Go here http://www.murrays.nu/canntaireachd.htm


A Celtic Traveler
07-27-2002, 10:00 AM
Canntaireachd is something that usually generates much interest and controversy, probably due to its secret and unusual nature. Without a doubt, it is mysterious - I often feel that there are things "hidden" within the words that only the devoted scholars of the music are able to unlock. It was this strange language - made up of vowel sounds and consonants that saved the music from being lost forever. It was probably sung mostly by the women - for the frightened child who was trying to go to sleep. It involves great patience and is subject to interpretation but the piobaireachd society charts are the easiest to follow. One thing canntaireachd does is allow the tempo to be developed rather quickly - it is determined by where the breaths are taken - if you find yourself breathing in the middle of a word - you are going too slowly. Some of the Campbell stuff shows where to breathe - this is quite helpful.
Bob Nicol developed his own version that worked very well. The common thread of canntaireachd is "communication" and "interpretation" and however this is achieved will be okay with the composer, whoever that may have been.

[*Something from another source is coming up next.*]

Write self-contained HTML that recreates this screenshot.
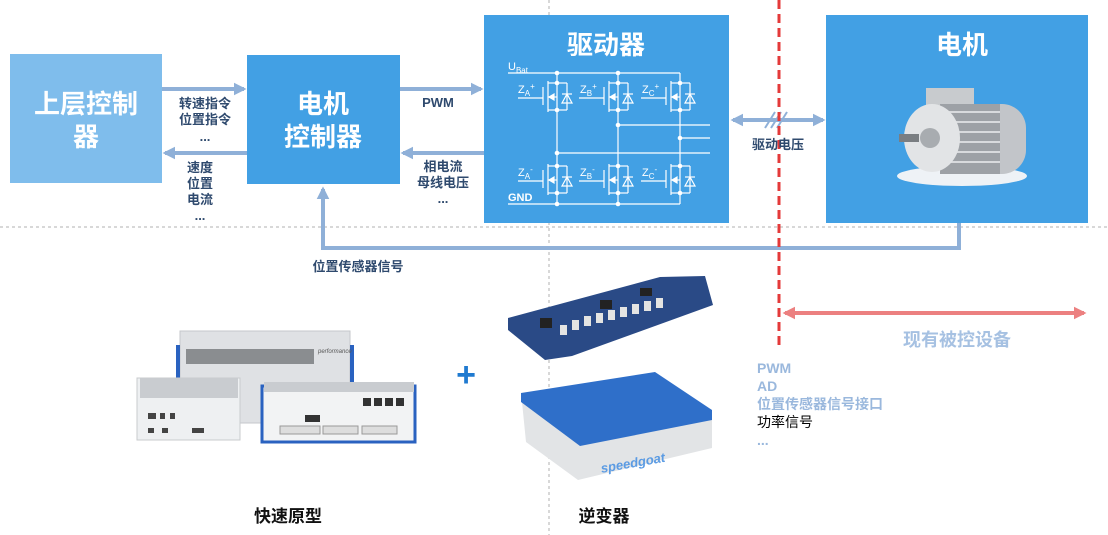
<!DOCTYPE html>
<html><head><meta charset="utf-8"><style>
html,body{margin:0;padding:0;background:#fff;}
svg{display:block;}
text{font-family:"Liberation Sans","Noto Sans CJK SC",sans-serif;}
</style></head><body>
<svg width="1108" height="535" viewBox="0 0 1108 535" xmlns="http://www.w3.org/2000/svg">
<defs>
<marker id="ah" viewBox="0 0 10 10" refX="8" refY="5" markerWidth="3.2" markerHeight="3.2" orient="auto-start-reverse"><path d="M0,0 L10,5 L0,10 z" fill="#8fb0d8"/></marker>
<marker id="ahr" viewBox="0 0 10 10" refX="8" refY="5" markerWidth="3.2" markerHeight="3.2" orient="auto-start-reverse"><path d="M0,0 L10,5 L0,10 z" fill="#ec8080"/></marker>
<g id="sw" stroke="#fff" stroke-width="1.2" fill="none">
 <line x1="0" y1="0" x2="0" y2="27"/>
 <line x1="-9" y1="0" x2="0" y2="0"/><line x1="-9" y1="27" x2="0" y2="27"/>
 <line x1="-9" y1="-2" x2="-9" y2="29"/>
 <line x1="-14" y1="4" x2="-14" y2="22"/>
 <line x1="-39" y1="15" x2="-14" y2="15"/>
 <line x1="-9" y1="14" x2="0" y2="14"/>
 <path d="M-8,14 L-3,11 L-3,17 z" fill="#fff"/>
 <line x1="0" y1="0" x2="10" y2="0"/><line x1="0" y1="27" x2="10" y2="27"/>
 <line x1="10" y1="0" x2="10" y2="27"/>
 <path d="M5,20 L15,20 L10,11 z"/><line x1="5" y1="11" x2="15" y2="11"/>
 <circle cx="0" cy="0" r="2.3" fill="#fff" stroke="none"/><circle cx="0" cy="27" r="2.3" fill="#fff" stroke="none"/>
</g>
</defs>

<line x1="549" y1="0" x2="549" y2="535" stroke="#b0b0b0" stroke-width="1" stroke-dasharray="3,3"/>
<line x1="0" y1="227" x2="1108" y2="227" stroke="#b0b0b0" stroke-width="1" stroke-dasharray="3,3"/>

<rect x="10" y="54" width="152" height="129" fill="#7fbdec"/>
<text x="86" y="113" font-size="26" font-weight="bold" fill="#fff" text-anchor="middle">上层控制</text>
<text x="86" y="146" font-size="26" font-weight="bold" fill="#fff" text-anchor="middle">器</text>

<rect x="247" y="55" width="153" height="129" fill="#42a0e4"/>
<text x="323" y="113" font-size="26" font-weight="bold" fill="#fff" text-anchor="middle">电机</text>
<text x="323" y="146" font-size="26" font-weight="bold" fill="#fff" text-anchor="middle">控制器</text>

<rect x="484" y="15" width="245" height="208" fill="#42a0e4"/>
<text x="606" y="54" font-size="26" font-weight="bold" fill="#fff" text-anchor="middle">驱动器</text>

<rect x="826" y="15" width="262" height="208" fill="#42a0e4"/>
<text x="962" y="54" font-size="26" font-weight="bold" fill="#fff" text-anchor="middle">电机</text>

<g stroke="#fff" stroke-width="1.2" fill="none">
 <line x1="508" y1="73" x2="680" y2="73"/>
 <line x1="508" y1="204" x2="680" y2="204"/>
 <line x1="557" y1="73" x2="557" y2="83"/><line x1="618" y1="73" x2="618" y2="83"/><line x1="680" y1="73" x2="680" y2="83"/>
 <line x1="557" y1="110" x2="557" y2="166"/><line x1="618" y1="110" x2="618" y2="166"/><line x1="680" y1="110" x2="680" y2="166"/>
 <line x1="557" y1="193" x2="557" y2="204"/><line x1="618" y1="193" x2="618" y2="204"/><line x1="680" y1="193" x2="680" y2="204"/>
 <line x1="618" y1="125" x2="710" y2="125"/>
 <line x1="680" y1="138" x2="710" y2="138"/>
 <line x1="557" y1="153" x2="710" y2="153"/>
</g>
<g fill="#fff">
 <circle cx="557" cy="73" r="2.3"/><circle cx="618" cy="73" r="2.3"/>
 <circle cx="557" cy="204" r="2.3"/><circle cx="618" cy="204" r="2.3"/>
 <circle cx="618" cy="125" r="2.3"/><circle cx="680" cy="138" r="2.3"/><circle cx="557" cy="153" r="2.3"/>
</g>
<use href="#sw" x="557" y="83"/><use href="#sw" x="618" y="83"/><use href="#sw" x="680" y="83"/>
<use href="#sw" x="557" y="166"/><use href="#sw" x="618" y="166"/><use href="#sw" x="680" y="166"/>
<g fill="#fff" font-size="11">
 <text x="508" y="70">U<tspan font-size="8" dy="3">Bat</tspan></text>
 <text x="508" y="201" font-weight="bold">GND</text>
 <text x="518" y="93">Z<tspan font-size="8" dy="3">A</tspan><tspan font-size="8" dy="-7">+</tspan></text>
 <text x="580" y="93">Z<tspan font-size="8" dy="3">B</tspan><tspan font-size="8" dy="-7">+</tspan></text>
 <text x="642" y="93">Z<tspan font-size="8" dy="3">C</tspan><tspan font-size="8" dy="-7">+</tspan></text>
 <text x="518" y="176">Z<tspan font-size="8" dy="3">A</tspan><tspan font-size="8" dy="-7">-</tspan></text>
 <text x="580" y="176">Z<tspan font-size="8" dy="3">B</tspan><tspan font-size="8" dy="-7">-</tspan></text>
 <text x="642" y="176">Z<tspan font-size="8" dy="3">C</tspan><tspan font-size="8" dy="-7">-</tspan></text>
</g>

<!-- motor picture -->
<ellipse cx="962" cy="176" rx="65" ry="10" fill="#eef2f6"/>
<rect x="926" y="88" width="48" height="20" fill="#c8cbce"/>
<rect x="972" y="104" width="54" height="70" rx="24" fill="#c2c5c9"/>
<rect x="940" y="104" width="60" height="70" fill="#9da1a6"/>
<g stroke="#d8dadd" stroke-width="2"><line x1="945" y1="112" x2="1000" y2="112"/><line x1="945" y1="122" x2="1000" y2="122"/><line x1="945" y1="132" x2="1000" y2="132"/><line x1="945" y1="142" x2="1000" y2="142"/><line x1="945" y1="152" x2="1000" y2="152"/><line x1="945" y1="162" x2="1000" y2="162"/></g>
<ellipse cx="932" cy="138" rx="28" ry="34" fill="#e2e4e6"/>
<ellipse cx="930" cy="138" rx="10" ry="10" fill="#a8acb0"/>
<rect x="899" y="134" width="20" height="8" fill="#7a7e82"/>

<g stroke="#8fb0d8" stroke-width="4" fill="none">
 <line x1="162" y1="89" x2="244" y2="89" marker-end="url(#ah)"/>
 <line x1="247" y1="153" x2="165" y2="153" marker-end="url(#ah)"/>
 <line x1="400" y1="89" x2="481" y2="89" marker-end="url(#ah)"/>
 <line x1="484" y1="153" x2="403" y2="153" marker-end="url(#ah)"/>
 <line x1="733" y1="120" x2="823" y2="120" marker-start="url(#ah)" marker-end="url(#ah)"/>
 <path d="M959,223 L959,248 L323,248 L323,189" marker-end="url(#ah)"/>
</g>
<g stroke="#8fb0d8" stroke-width="2"><line x1="765" y1="128" x2="775" y2="112"/><line x1="771" y1="128" x2="781" y2="112"/><line x1="777" y1="128" x2="787" y2="112"/></g>

<line x1="779" y1="0" x2="779" y2="345" stroke="#e43a3a" stroke-width="3" stroke-dasharray="9,5"/>
<line x1="785" y1="313" x2="1084" y2="313" stroke="#ec8080" stroke-width="4" marker-start="url(#ahr)" marker-end="url(#ahr)"/>

<g fill="#2f4a6e" font-size="13" font-weight="bold" text-anchor="middle">
 <text x="205" y="108">转速指令</text>
 <text x="205" y="124">位置指令</text>
 <text x="205" y="141">...</text>
 <text x="200" y="172">速度</text>
 <text x="200" y="188">位置</text>
 <text x="200" y="204">电流</text>
 <text x="200" y="220">...</text>
 <text x="438" y="107">PWM</text>
 <text x="443" y="171">相电流</text>
 <text x="443" y="187">母线电压</text>
 <text x="443" y="203">...</text>
 <text x="778" y="149">驱动电压</text>
 <text x="358" y="271">位置传感器信号</text>
</g>
<text x="957" y="346" font-size="18" font-weight="bold" fill="#a6c1e2" text-anchor="middle">现有被控设备</text>
<g font-size="14" font-weight="bold" fill="#9ab8dd">
 <text x="757" y="373">PWM</text>
 <text x="757" y="391">AD</text>
 <text x="757" y="409">位置传感器信号接口</text>
 <text x="757" y="427" fill="#000" font-weight="normal">功率信号</text>
 <text x="757" y="445">...</text>
</g>
<text x="288" y="522" font-size="17" font-weight="bold" fill="#111" text-anchor="middle">快速原型</text>
<text x="604" y="522" font-size="17" font-weight="bold" fill="#111" text-anchor="middle">逆变器</text>
<text x="466" y="386" font-size="34" font-weight="bold" fill="#1f7ad0" text-anchor="middle">+</text>

<rect x="180" y="331" width="170" height="92" fill="#dfe1e4" stroke="#c4c7cb"/>
<rect x="176" y="345" width="4" height="70" fill="#2a62c0"/><rect x="350" y="345" width="4" height="70" fill="#2a62c0"/>
<rect x="186" y="349" width="128" height="15" fill="#8a8d90"/>
<text x="318" y="353" font-size="6" font-style="italic" fill="#555">performance</text>
<rect x="137" y="378" width="103" height="62" fill="#eef0f2" stroke="#c8cbce"/>
<rect x="140" y="378" width="98" height="20" fill="#c9ccd0"/>
<g fill="#444"><rect x="148" y="413" width="8" height="6"/><rect x="160" y="413" width="5" height="6"/><rect x="170" y="413" width="5" height="6"/><rect x="148" y="428" width="6" height="5"/><rect x="162" y="428" width="6" height="5"/><rect x="192" y="428" width="12" height="5"/></g>
<rect x="262" y="386" width="153" height="56" fill="#f2f3f4" stroke="#2a62c0" stroke-width="3"/>
<rect x="264" y="382" width="150" height="10" fill="#c9ccd0"/>
<g fill="#333"><rect x="363" y="398" width="8" height="8"/><rect x="374" y="398" width="8" height="8"/><rect x="385" y="398" width="8" height="8"/><rect x="396" y="398" width="8" height="8"/><rect x="305" y="415" width="15" height="7"/></g>
<rect x="280" y="426" width="40" height="8" fill="#ddd" stroke="#999"/><rect x="323" y="426" width="35" height="8" fill="#ddd" stroke="#999"/><rect x="362" y="426" width="35" height="8" fill="#ddd" stroke="#999"/>

<polygon points="508,318 660,277 705,276 713,305 572,356 545,360 508,330" fill="#2a4a86"/>
<g fill="#e4e4e2"><rect x="560" y="325" width="7" height="10"/><rect x="572" y="320" width="7" height="10"/><rect x="584" y="316" width="7" height="10"/><rect x="596" y="313" width="7" height="10"/><rect x="608" y="310" width="7" height="10"/><rect x="620" y="307" width="7" height="10"/><rect x="632" y="304" width="7" height="10"/><rect x="644" y="301" width="7" height="10"/><rect x="656" y="298" width="7" height="10"/></g>
<g fill="#222"><rect x="540" y="318" width="12" height="10"/><rect x="600" y="300" width="12" height="9"/><rect x="640" y="288" width="12" height="8"/></g>

<polygon points="522,402 580,444 712,418 712,448 578,480 526,442" fill="#e2e4e6"/>
<polygon points="521,393 655,372 712,410 712,420 580,446 521,402" fill="#2f6fc9"/>
<text x="600" y="466" font-size="13" font-style="italic" font-weight="bold" fill="#5b9be3" transform="rotate(-10 640 460)">speedgoat</text>
</svg>
</body></html>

Good luck with your work. It is indeed part of the craft.

08-04-2002, 04:49 PM
I learned from Scott MacAuley & Bruce Gandy at the College of Piping in PEI. If you take a workshop with Scott you will learn the "set" piobs. for the year along with the canntaireachd. (Your homework after class is to write out the canntaireachd for all the piobs you learned that day, then the next day you will all sing them together with Scott). A very valuable tool, indeed, and I have all of this on tape for future reference. Sure, you can make up your own vocables, but where's the challange in that? I prefer to keep the tradition going, and hopefully pass it on to my grandchildren, one day.